Any disruption in the system is variance. In
other words, there may be delay in deliveries; generally, variance is an
occurrence in the process of delivery.
Delay may be due
to so many unexpected events. There may
be delay in the flow of information from one stakeholder to another, say, the
one who is the last link in the supply chain. With digitalization in the
environment, unexpected disruption may happen in the transfer of information
due to sudden technical snag or just slip of attention leading to wrong
dispatch.
With ever
increasing vehicles on the road, traffic congestion challenges any regular
transport. Even what we call acts of god can be the source of variance, an
unforeseen downpour leading to power shut down for quite some time. The product
might be damaged at times in transit.
Generally
provision is maintained for such variances and the goods subject to delay in
delivery are sent immediately with an apology to the final customer no matter
how much more the transport costs.
Integrity is essential in business.
Logistics aims
at minimizing such occurrences of variance.

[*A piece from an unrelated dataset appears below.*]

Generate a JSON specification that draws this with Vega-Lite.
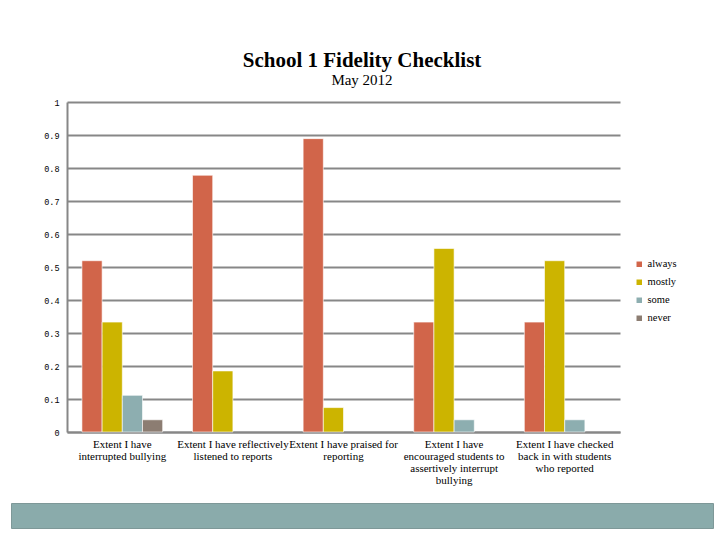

Variance at some point may displease the customer who may not be so
willing to understand the causes of delay.
His need remains with him at the top of his choices and an unfulfilled
need is a constant source of vexation and of displeasure.
Inefficient
internal operations also might lead to variance. Raw materials may not reach you in time and
you may not get the information of delay.
Of course, with IT becoming almost a house-hold object, such
irregularities can be corrected in time.
Induction of IT expertise will go a long way in making logistics a
positive enterprise with maximum effective control over logistics processes.
The efficient performance of logistics sees variance reduced to the minimum, if
not totally eliminated.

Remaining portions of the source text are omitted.